- _WHAT IS NEEDED_
Set the lines down again exactly, first line through the line that contains "ax = fig.add_axes([0.1227, 0.1443, 0.8759, 0.8357])", with no pictures.
--- start SOURCE MATERIAL ---
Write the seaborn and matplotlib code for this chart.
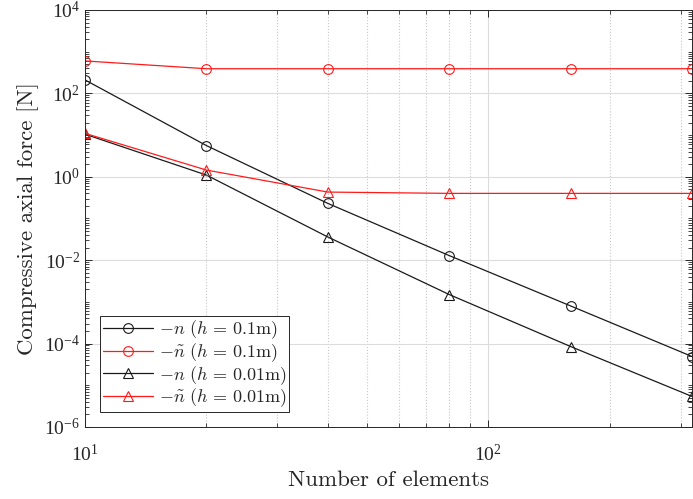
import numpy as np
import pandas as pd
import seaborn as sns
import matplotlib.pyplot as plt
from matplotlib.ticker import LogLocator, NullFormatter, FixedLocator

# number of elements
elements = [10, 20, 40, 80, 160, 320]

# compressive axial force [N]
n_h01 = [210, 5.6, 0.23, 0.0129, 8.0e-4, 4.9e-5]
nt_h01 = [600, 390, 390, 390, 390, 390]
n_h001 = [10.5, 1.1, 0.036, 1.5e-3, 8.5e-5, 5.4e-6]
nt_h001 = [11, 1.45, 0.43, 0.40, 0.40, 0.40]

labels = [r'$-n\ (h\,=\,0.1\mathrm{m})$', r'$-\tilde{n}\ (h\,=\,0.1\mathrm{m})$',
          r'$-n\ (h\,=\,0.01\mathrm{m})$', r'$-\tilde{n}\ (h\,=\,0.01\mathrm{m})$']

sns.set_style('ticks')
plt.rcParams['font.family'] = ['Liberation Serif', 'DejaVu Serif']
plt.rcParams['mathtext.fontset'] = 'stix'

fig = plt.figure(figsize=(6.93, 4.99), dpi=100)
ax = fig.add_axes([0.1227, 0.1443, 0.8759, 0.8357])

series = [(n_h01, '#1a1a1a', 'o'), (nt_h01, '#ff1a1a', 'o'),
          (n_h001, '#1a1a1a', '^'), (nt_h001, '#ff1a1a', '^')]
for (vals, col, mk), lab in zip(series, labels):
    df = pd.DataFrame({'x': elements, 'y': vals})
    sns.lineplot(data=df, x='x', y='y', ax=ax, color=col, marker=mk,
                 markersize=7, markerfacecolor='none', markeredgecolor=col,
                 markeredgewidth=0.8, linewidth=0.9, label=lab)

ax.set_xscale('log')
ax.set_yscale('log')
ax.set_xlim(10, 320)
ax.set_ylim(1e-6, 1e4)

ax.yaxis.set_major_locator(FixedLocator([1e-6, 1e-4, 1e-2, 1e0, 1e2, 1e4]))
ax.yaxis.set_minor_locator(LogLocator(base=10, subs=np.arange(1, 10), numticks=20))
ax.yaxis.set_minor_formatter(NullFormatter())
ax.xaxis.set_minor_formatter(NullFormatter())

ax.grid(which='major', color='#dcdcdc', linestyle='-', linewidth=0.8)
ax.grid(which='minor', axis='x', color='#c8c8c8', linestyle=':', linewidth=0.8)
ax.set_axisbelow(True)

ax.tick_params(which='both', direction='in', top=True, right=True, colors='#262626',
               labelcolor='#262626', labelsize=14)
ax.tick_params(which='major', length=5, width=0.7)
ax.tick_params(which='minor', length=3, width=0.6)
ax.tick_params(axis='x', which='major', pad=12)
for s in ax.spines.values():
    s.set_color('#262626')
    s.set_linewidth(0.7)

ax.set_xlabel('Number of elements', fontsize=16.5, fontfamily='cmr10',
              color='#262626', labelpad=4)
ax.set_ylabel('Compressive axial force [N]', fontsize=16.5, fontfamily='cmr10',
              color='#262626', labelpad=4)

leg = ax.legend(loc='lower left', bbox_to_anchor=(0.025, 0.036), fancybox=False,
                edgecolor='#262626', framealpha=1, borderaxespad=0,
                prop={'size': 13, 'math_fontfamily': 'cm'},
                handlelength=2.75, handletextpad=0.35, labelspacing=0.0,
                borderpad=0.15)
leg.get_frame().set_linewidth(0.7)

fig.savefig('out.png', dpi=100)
--- end SOURCE MATERIAL ---
- _WORKED ANSWER_
Write the seaborn and matplotlib code for this chart.
import numpy as np
import pandas as pd
import seaborn as sns
import matplotlib.pyplot as plt
from matplotlib.ticker import LogLocator, NullFormatter, FixedLocator

# number of elements
elements = [10, 20, 40, 80, 160, 320]

# compressive axial force [N]
n_h01 = [210, 5.6, 0.23, 0.0129, 8.0e-4, 4.9e-5]
nt_h01 = [600, 390, 390, 390, 390, 390]
n_h001 = [10.5, 1.1, 0.036, 1.5e-3, 8.5e-5, 5.4e-6]
nt_h001 = [11, 1.45, 0.43, 0.40, 0.40, 0.40]

labels = [r'$-n\ (h\,=\,0.1\mathrm{m})$', r'$-\tilde{n}\ (h\,=\,0.1\mathrm{m})$',
          r'$-n\ (h\,=\,0.01\mathrm{m})$', r'$-\tilde{n}\ (h\,=\,0.01\mathrm{m})$']

sns.set_style('ticks')
plt.rcParams['font.family'] = ['Liberation Serif', 'DejaVu Serif']
plt.rcParams['mathtext.fontset'] = 'stix'

fig = plt.figure(figsize=(6.93, 4.99), dpi=100)
ax = fig.add_axes([0.1227, 0.1443, 0.8759, 0.8357])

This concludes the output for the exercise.